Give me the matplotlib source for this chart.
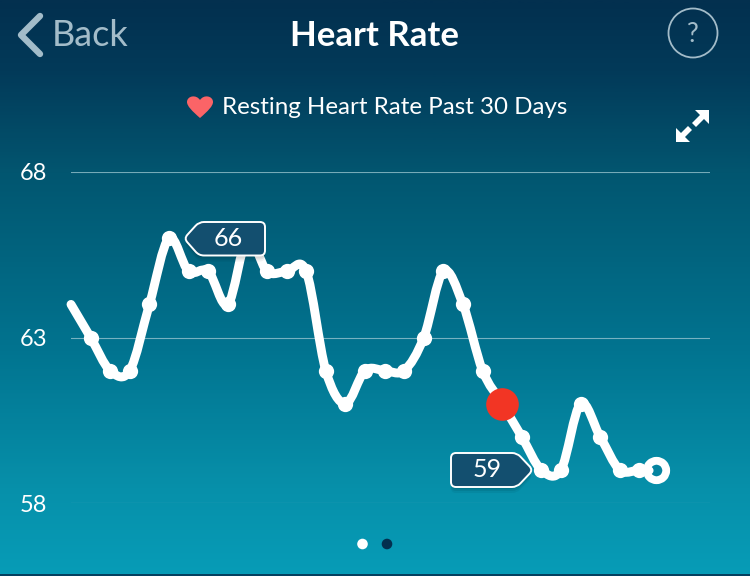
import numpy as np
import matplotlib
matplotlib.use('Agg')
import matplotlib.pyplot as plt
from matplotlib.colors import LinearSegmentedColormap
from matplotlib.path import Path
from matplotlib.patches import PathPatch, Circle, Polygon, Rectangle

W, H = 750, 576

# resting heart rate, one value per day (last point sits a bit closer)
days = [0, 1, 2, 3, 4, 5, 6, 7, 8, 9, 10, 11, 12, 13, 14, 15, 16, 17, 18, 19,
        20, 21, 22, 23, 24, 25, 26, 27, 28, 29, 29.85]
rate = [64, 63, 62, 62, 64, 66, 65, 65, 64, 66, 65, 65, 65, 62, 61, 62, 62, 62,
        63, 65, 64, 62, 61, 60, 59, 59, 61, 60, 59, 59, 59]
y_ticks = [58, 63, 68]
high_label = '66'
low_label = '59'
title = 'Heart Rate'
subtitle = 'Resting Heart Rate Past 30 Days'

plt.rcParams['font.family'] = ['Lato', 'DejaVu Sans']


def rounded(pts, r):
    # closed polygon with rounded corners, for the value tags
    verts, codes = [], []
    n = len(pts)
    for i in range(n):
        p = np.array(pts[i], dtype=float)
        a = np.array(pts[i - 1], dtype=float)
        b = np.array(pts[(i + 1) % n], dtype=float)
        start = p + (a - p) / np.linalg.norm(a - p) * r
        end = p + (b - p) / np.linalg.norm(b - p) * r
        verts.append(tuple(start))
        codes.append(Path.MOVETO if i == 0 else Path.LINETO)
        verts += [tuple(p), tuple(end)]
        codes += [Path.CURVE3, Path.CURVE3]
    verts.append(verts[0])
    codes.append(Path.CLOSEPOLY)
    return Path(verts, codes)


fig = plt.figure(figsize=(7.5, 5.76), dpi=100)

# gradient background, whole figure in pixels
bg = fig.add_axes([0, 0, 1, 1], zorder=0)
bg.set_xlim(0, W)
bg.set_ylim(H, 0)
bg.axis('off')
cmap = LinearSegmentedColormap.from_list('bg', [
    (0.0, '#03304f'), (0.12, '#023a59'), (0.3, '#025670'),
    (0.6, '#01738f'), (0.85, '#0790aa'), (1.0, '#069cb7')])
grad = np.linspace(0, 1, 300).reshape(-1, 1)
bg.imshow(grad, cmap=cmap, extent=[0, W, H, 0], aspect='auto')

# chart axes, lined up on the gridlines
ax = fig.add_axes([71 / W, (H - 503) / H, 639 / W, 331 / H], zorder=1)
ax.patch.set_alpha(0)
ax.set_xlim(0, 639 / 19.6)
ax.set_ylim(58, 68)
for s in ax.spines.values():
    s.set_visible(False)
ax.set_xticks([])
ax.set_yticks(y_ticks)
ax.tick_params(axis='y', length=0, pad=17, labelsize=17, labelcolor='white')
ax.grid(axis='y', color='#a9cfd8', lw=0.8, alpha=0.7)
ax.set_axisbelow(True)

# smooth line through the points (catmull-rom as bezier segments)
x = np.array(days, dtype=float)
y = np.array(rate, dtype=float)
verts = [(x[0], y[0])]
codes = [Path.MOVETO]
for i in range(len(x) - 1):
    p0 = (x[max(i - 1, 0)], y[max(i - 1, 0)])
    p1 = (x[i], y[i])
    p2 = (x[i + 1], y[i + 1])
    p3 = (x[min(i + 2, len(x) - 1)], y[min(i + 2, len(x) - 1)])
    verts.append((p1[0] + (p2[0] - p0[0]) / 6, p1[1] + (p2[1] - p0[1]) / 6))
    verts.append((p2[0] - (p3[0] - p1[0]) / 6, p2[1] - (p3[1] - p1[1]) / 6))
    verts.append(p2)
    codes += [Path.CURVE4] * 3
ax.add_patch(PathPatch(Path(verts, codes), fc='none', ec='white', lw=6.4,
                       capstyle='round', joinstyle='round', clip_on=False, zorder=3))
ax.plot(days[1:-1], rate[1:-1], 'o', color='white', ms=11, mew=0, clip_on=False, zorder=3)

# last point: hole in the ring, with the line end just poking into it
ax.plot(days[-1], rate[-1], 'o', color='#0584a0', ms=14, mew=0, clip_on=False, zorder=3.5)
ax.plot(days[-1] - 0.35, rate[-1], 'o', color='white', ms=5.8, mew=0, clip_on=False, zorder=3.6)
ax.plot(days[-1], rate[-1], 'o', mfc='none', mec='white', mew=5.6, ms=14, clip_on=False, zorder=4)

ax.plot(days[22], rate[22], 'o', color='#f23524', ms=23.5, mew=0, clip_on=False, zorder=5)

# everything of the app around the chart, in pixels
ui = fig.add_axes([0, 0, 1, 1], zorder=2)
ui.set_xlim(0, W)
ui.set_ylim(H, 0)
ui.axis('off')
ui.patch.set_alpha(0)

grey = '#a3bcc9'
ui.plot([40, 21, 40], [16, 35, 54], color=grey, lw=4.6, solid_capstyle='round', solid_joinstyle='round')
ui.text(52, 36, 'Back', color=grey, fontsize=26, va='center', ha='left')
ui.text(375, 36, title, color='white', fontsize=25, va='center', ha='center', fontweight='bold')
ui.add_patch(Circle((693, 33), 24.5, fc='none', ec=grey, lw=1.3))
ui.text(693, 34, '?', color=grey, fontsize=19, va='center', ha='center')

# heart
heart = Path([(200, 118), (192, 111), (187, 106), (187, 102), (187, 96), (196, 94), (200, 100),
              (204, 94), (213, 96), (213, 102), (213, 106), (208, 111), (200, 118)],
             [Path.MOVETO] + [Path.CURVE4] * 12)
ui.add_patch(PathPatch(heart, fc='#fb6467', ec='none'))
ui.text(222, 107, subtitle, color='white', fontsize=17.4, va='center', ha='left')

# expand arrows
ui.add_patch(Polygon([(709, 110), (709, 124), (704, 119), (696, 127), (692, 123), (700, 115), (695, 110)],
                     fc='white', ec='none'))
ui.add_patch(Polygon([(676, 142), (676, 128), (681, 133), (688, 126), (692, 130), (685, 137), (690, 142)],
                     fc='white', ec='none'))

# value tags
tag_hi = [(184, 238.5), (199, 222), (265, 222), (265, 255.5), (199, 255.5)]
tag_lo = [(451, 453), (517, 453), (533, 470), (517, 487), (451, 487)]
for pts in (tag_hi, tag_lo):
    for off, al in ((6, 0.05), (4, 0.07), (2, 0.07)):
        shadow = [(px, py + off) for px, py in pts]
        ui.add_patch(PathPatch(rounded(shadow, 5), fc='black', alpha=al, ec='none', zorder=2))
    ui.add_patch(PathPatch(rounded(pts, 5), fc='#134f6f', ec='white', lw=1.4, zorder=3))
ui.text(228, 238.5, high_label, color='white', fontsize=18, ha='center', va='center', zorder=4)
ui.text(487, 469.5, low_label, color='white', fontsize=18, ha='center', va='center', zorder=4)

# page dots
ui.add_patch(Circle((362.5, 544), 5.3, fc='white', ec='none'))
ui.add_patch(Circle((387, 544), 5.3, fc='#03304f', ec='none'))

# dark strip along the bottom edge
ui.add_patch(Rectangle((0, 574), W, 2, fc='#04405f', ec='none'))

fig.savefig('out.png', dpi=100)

┄┄┄┄┄┄┄┄┄┄┄┄┄┄┄┄┄┄┄┄

**Short problem:** Repeat only the lines between the start of the data and the line with "plt.rcParams['font.family'] = ['Lato', 'DejaVu", including those two lines, and skip the pictures.

**Exercise output:**
Give me the matplotlib source for this chart.
import numpy as np
import matplotlib
matplotlib.use('Agg')
import matplotlib.pyplot as plt
from matplotlib.colors import LinearSegmentedColormap
from matplotlib.path import Path
from matplotlib.patches import PathPatch, Circle, Polygon, Rectangle

W, H = 750, 576

# resting heart rate, one value per day (last point sits a bit closer)
days = [0, 1, 2, 3, 4, 5, 6, 7, 8, 9, 10, 11, 12, 13, 14, 15, 16, 17, 18, 19,
        20, 21, 22, 23, 24, 25, 26, 27, 28, 29, 29.85]
rate = [64, 63, 62, 62, 64, 66, 65, 65, 64, 66, 65, 65, 65, 62, 61, 62, 62, 62,
        63, 65, 64, 62, 61, 60, 59, 59, 61, 60, 59, 59, 59]
y_ticks = [58, 63, 68]
high_label = '66'
low_label = '59'
title = 'Heart Rate'
subtitle = 'Resting Heart Rate Past 30 Days'

plt.rcParams['font.family'] = ['Lato', 'DejaVu Sans']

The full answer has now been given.